- Business as usual from Tom Brady. The stats won't show it (222 yards, two TDs), but the Patriots quarterback dominated and outsmarted the Steelers' defense, especially in the second half. Encountering little to no pressure from the front four, Brady opted often for sure routes from receivers in the flat until Rob Gronkowski found room to run late in the second half. Through three games, Brady has yet to throw an interception since returning from suspension and has shown no hint of a decline.
But Brady didn't lead New England all by his lonesome; LeGarrette Blount happily carried the load. The former Steelers running back returned to the team that once cut him and outperformed his rival back, Le'Veon Bell. Blount continued a career year with his third 100-plus rushing yard game of 2016 and scored two touchdowns at the goal line. Blount now has more touchdowns through seven weeks (8) than he's had in any season in his career.
- Little was expected of Landry Jones on Sunday afternoon, but the Steelers backup quarterback did all he could in place of Ben Roethlisberger to keep Pittsburgh in this game. Aside from an early interception on a forced pass toward Antonio Brown (seven catches for 106 yards), Jones was accurate and decisive in his reads and connected on one particularly special toss to Darrius Heyward-Bey for a touchdown. Save for Bell, who earned 31 total touches and went over 100 scrimmage yards yet again, Jones failed to develop chemistry with any other receivers, which hampered his ability to lead a comeback in the second half. Against lesser opponents, Jones will serve as a suitable replacement for Big Ben.
- Mike Tomlin's coaching decisions in the fourth quarter were questionable. Down 11 points and playing with house money thanks to a Pats punt return fumble, Tomlin opted to kick a 53-yard field goal on a fourth-and-3 from New England's 36 instead of attempt a short conversion. Chris Boswell, who had missed a FG earlier, shanked the kick wide right -- the Patriots didn't even attempt to block the try. One drive later, Pittsburgh opted to punt from its own 17 while trailing by the same deficit with just 5:29 remaining, punting the game away in more ways than one. Tomlin's conservative approach inspired little in the crowd and won't win him any favors in the locker room.

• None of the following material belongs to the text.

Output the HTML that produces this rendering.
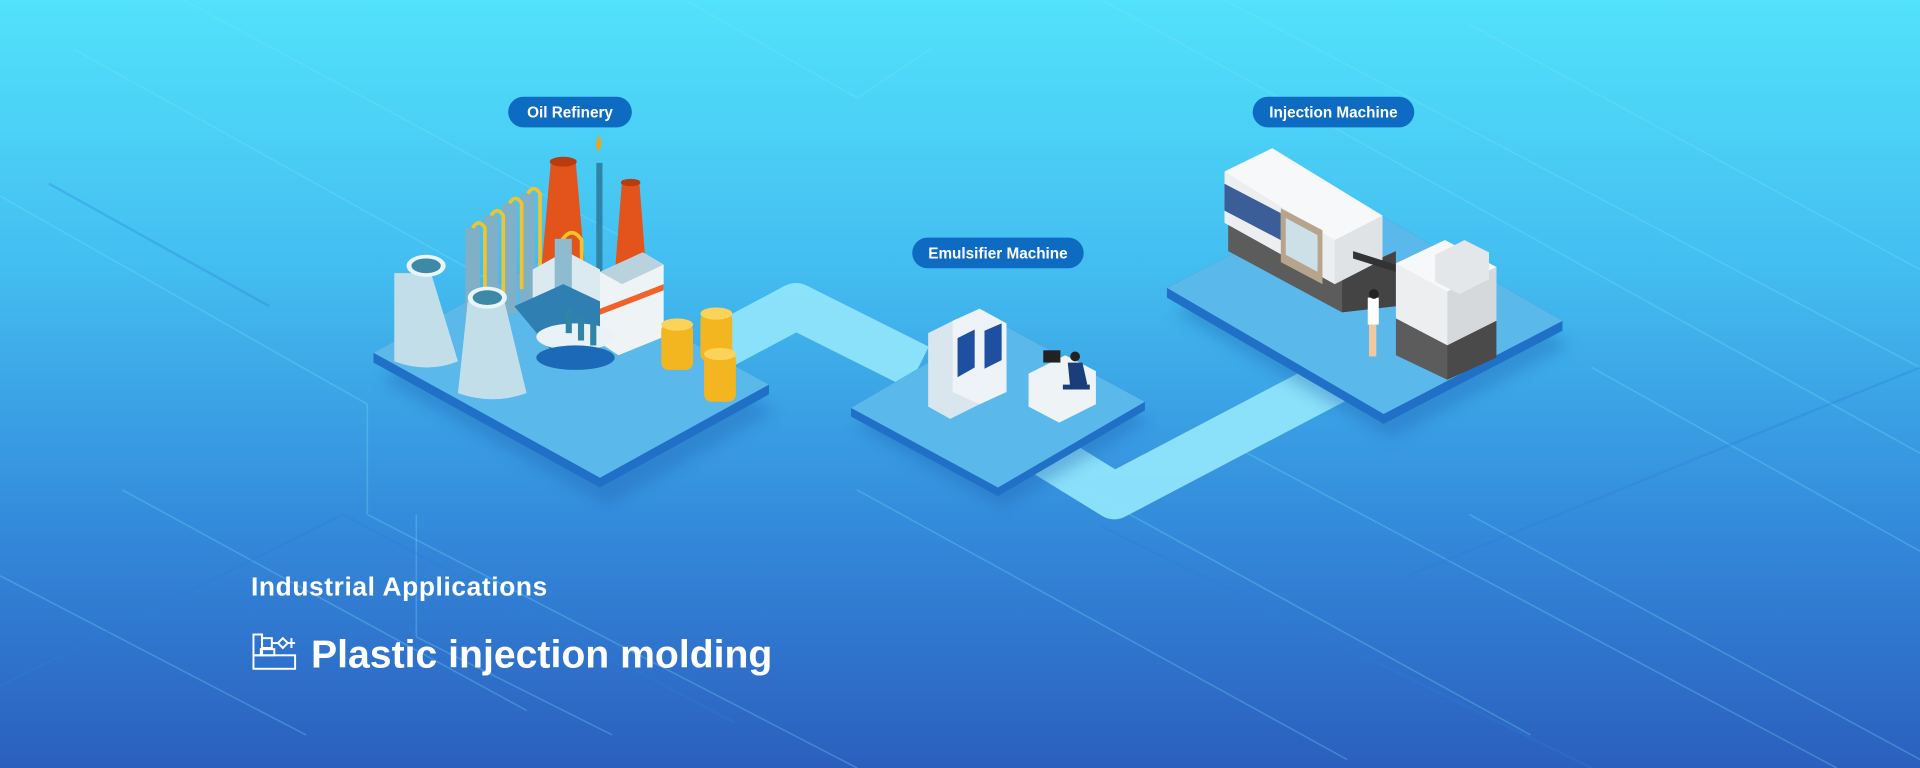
<!DOCTYPE html>
<html><head><meta charset="utf-8"><style>
html,body{margin:0;padding:0;width:1920px;height:768px;overflow:hidden;background:#3a9be0}
svg{display:block}
text{font-family:"Liberation Sans",sans-serif;font-weight:bold;fill:#fff}
</style></head><body>
<svg width="1920" height="768" viewBox="0 0 1568 627" preserveAspectRatio="none" xmlns="http://www.w3.org/2000/svg">
<defs>
<linearGradient id="bg" x1="0" y1="0" x2="0" y2="1">
<stop offset="0" stop-color="#52e2fb"/><stop offset="0.35" stop-color="#43bdf0"/><stop offset="0.7" stop-color="#3388da"/><stop offset="1" stop-color="#2b5fbe"/>
</linearGradient>
<filter id="sh" x="-20%" y="-20%" width="140%" height="160%"><feGaussianBlur stdDeviation="6"/></filter>
</defs>
<rect width="1568" height="627" fill="url(#bg)"/>
<g stroke="#7fe3fb" stroke-opacity="0.28" fill="none" stroke-width="1.3">
<path d="M0 160 L300 330 L300 420 L700 627"/><path d="M60 40 L420 240"/><path d="M150 0 L520 200"/>
<path d="M900 0 L1100 110 L1568 370"/><path d="M1000 0 L1568 300"/><path d="M1200 20 L1568 220"/>
<path d="M700 400 L1100 620"/><path d="M850 380 L1250 600"/><path d="M1000 360 L1500 627"/>
<path d="M0 470 L250 600"/><path d="M100 400 L430 580"/><path d="M340 420 L340 520 L500 600"/>
<path d="M1300 300 L1568 450"/><path d="M1200 420 L1568 620"/><path d="M560 0 L700 80 L760 40"/>
</g>
<g stroke="#2b7fd8" stroke-opacity="0.3" fill="none" stroke-width="2">
<path d="M0 560 L280 420 L600 590"/><path d="M900 430 L1300 627"/><path d="M1150 470 L1568 300"/><path d="M40 150 L220 250"/>
</g>
<g fill="none" stroke="#8fe4fb" stroke-width="38" stroke-linejoin="round" opacity="0.95">
<path d="M590 282 L650 250 L750 300"/>
<path d="M850 368 L910 405 L1110 300"/>
</g>
<g>
<polygon points="305,288 443,212 628,314 490,390" fill="#1a5fae" opacity="0.35" transform="translate(6,22)" filter="url(#sh)"/>
<polygon points="305,288 443,212 628,314 628,322 490,398 305,296" fill="#1f70c6"/>
<polygon points="305,288 443,212 628,314 490,390" fill="#5ab8ea"/>
<polygon points="695,333 815,263 935,328 815,398" fill="#1a5fae" opacity="0.35" transform="translate(4,16)" filter="url(#sh)"/>
<polygon points="695,333 815,263 935,328 935,335 815,405 695,340" fill="#1f70c6"/>
<polygon points="695,333 815,263 935,328 815,398" fill="#5ab8ea"/>
<polygon points="953,235 1099,159 1276,262 1130,338" fill="#1a5fae" opacity="0.35" transform="translate(6,20)" filter="url(#sh)"/>
<polygon points="953,235 1099,159 1276,262 1276,270 1130,346 953,243" fill="#1f70c6"/>
<polygon points="953,235 1099,159 1276,262 1130,338" fill="#5ab8ea"/>
</g>
<g>
<polygon points="450,130 470,130 478,222 442,222" fill="#e2541c"/><ellipse cx="460" cy="132" rx="11" ry="4" fill="#b73c10"/>
<polygon points="508,147 522,147 528,225 502,225" fill="#e2541c"/><ellipse cx="515" cy="149" rx="8" ry="3" fill="#b73c10"/>
<rect x="487" y="133" width="5" height="110" fill="#2f84a8"/><path d="M489 110 q-4 10 0 14 q4 -8 0 -14" fill="#f6a20f"/>
<g fill="#7fb0c8"><rect x="380" y="186" width="12" height="90"/><rect x="395" y="176" width="12" height="90"/><rect x="410" y="166" width="12" height="90"/><rect x="425" y="158" width="12" height="90"/></g>
<g stroke="#f3c32a" stroke-width="3" fill="none"><path d="M386 186 q5 -8 10 0 v70"/><path d="M401 176 q5 -8 10 0 v70"/><path d="M416 166 q5 -8 10 0 v70"/><path d="M431 158 q5 -8 10 0 v70"/><path d="M459 196 q8 -12 16 0 v60"/></g>
<polygon points="435,220 462,205 490,220 490,265 462,280 435,265" fill="#dbe9f0"/>
<polygon points="490,222 525,206 542,216 542,275 505,290 490,280" fill="#eef3f6"/>
<polygon points="490,222 525,206 542,216 508,232" fill="#b9d3de"/>
<polygon points="490,252 542,232 542,237 490,257" fill="#f0622a"/>
<rect x="453" y="195" width="14" height="75" fill="#8dbbd0"/>
<path d="M420 250 l40 -18 l30 14 l0 22 l-40 18 z" fill="#2f7fb2"/>
<ellipse cx="470" cy="275" rx="32" ry="11" fill="#e8f2f7"/><ellipse cx="470" cy="292" rx="32" ry="10" fill="#1a6ab8"/>
<g fill="#2f84a8"><rect x="462" y="252" width="5" height="20"/><rect x="472" y="258" width="5" height="20"/><rect x="482" y="262" width="5" height="20"/></g>
<path d="M322 223 h30 l22 72 q-25 10 -52 0 z" fill="#c2dfe9"/><ellipse cx="348" cy="217" rx="16" ry="9" fill="#eaf5f9"/><ellipse cx="348" cy="217" rx="12" ry="6" fill="#3d8aa8"/>
<path d="M382 246 h30 l18 75 q-28 10 -56 0 z" fill="#c2dfe9"/><ellipse cx="398" cy="243" rx="16" ry="9" fill="#eaf5f9"/><ellipse cx="398" cy="243" rx="12" ry="6" fill="#3d8aa8"/>
<g fill="#f3b520"><rect x="540" y="264" width="26" height="38" rx="6"/><rect x="572" y="255" width="26" height="40" rx="6"/><rect x="575" y="288" width="26" height="40" rx="6"/></g>
<g fill="#fbd35a"><ellipse cx="553" cy="265" rx="13" ry="5"/><ellipse cx="585" cy="256" rx="13" ry="5"/><ellipse cx="588" cy="289" rx="13" ry="5"/></g>
</g>
<g>
<polygon points="758,272 782,260 800,270 800,330 776,342 758,332" fill="#d9e6ee"/>
<polygon points="778,262 800,252 822,264 822,320 800,330 778,320" fill="#eef3f7"/>
<polygon points="782,276 796,269 796,300 782,308" fill="#1f4fa0"/><polygon points="804,270 818,264 818,294 804,301" fill="#1f4fa0"/>
<polygon points="840,305 870,290 895,303 895,330 865,345 840,332" fill="#eef3f6"/>
<rect x="852" y="286" width="14" height="10" fill="#222"/>
<circle cx="878" cy="291" r="4" fill="#222"/><path d="M872 296 l12 0 l4 18 l-14 2 z" fill="#1a3e7a"/><path d="M868 314 h22 v4 h-22z" fill="#1a3e7a"/>
</g>
<g>
<polygon points="1003,175 1096,225 1096,255 1003,205" fill="#5c5c5c"/>
<polygon points="1096,225 1140,205 1140,250 1096,255" fill="#444"/>
<polygon points="1000,140 1039,121 1129,176 1129,212 1090,232 1000,182" fill="#eceef0"/>
<polygon points="1000,140 1039,121 1129,176 1090,196" fill="#f7f8f9"/>
<polygon points="1090,196 1129,176 1129,212 1090,232" fill="#dfe3e6"/>
<polygon points="1000,150 1046,174 1046,196 1000,172" fill="#3b5e98"/>
<polygon points="1046,170 1080,188 1080,232 1046,214" fill="#b6a48c"/>
<polygon points="1050,178 1076,192 1076,222 1050,208" fill="#cde0e8"/>
<polygon points="1105,205 1140,216 1140,222 1105,211" fill="#333"/>
<polygon points="1140,215 1180,196 1222,218 1222,262 1182,282 1140,260" fill="#eceef0"/>
<polygon points="1140,215 1180,196 1222,218 1182,238" fill="#f7f8f9"/>
<polygon points="1182,238 1222,218 1222,262 1182,282" fill="#d5d9dc"/>
<polygon points="1172,208 1196,196 1216,206 1216,228 1192,240 1172,230" fill="#e4e7ea"/>
<polygon points="1140,260 1182,282 1222,262 1222,292 1182,310 1140,290" fill="#5c5c5c"/>
<polygon points="1182,282 1222,262 1222,292 1182,310" fill="#4a4a4a"/>
<rect x="1117" y="243" width="9" height="22" fill="#fff"/><circle cx="1122" cy="240" r="4" fill="#222"/><rect x="1118" y="265" width="6" height="26" fill="#f2c8a0"/>
</g>
<g>
<rect x="415" y="79" width="101" height="25" rx="12.5" fill="#0d6cc2"/>
<text x="465.5" y="96" font-size="12.5" text-anchor="middle">Oil  Refinery</text>
<rect x="745" y="194" width="140" height="25" rx="12.5" fill="#0d6cc2"/>
<text x="815" y="211" font-size="12.5" text-anchor="middle">Emulsifier Machine</text>
<rect x="1023" y="79" width="132" height="25" rx="12.5" fill="#0d6cc2"/>
<text x="1089" y="96" font-size="12.5" text-anchor="middle">Injection Machine</text>
</g>
<text x="205" y="486" font-size="21.5" letter-spacing="0.5">Industrial Applications</text>
<text x="254" y="545" font-size="32">Plastic injection molding</text>
<g fill="none" stroke="#fff" stroke-width="1.6">
<rect x="207" y="535" width="34" height="11"/><rect x="213" y="530" width="11" height="5"/>
<rect x="207" y="518" width="7" height="17"/><rect x="214" y="521" width="8" height="8"/>
<path d="M222 525 h5 l4 -4 l4 4 l-4 4 l-4 -4"/><path d="M235 525 h6 M238 521 v8"/>
</g>
</svg>
</body></html>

- How do you slow down Brady and the Patriots' offense? Drop everyone back. Pittsburgh abandoned the pass rush in the first half, rarely rushing more than four linemen in an attempt to account for New England's bevy of pass catchers. The Pats' tight ends were held mostly in check, and Brady eschewed deep balls to Chris Hogan for short crossing routes to Julian Edelman. Missing Cameron Heyward, Pittsburgh even gave up on blitzing on third downs. The result? Brady extended long drives with three third-and-shorts with his legs. Of course, the Steelers' bend-but-don't-break approach lasted only so long.
- Hard as they tried, Pittsburgh couldn't stifle Rob Gronkowski for long. After holding the tight end to one catch in the first half, the Steelers' cornerbacks lost track of Gronk, letting him roam free on two 30-plus-yard routes in the middle of the field, one of which went for six. The tight end's 68th touchdown was historic too, as it tied him with Stanley Morgan for most in franchise history.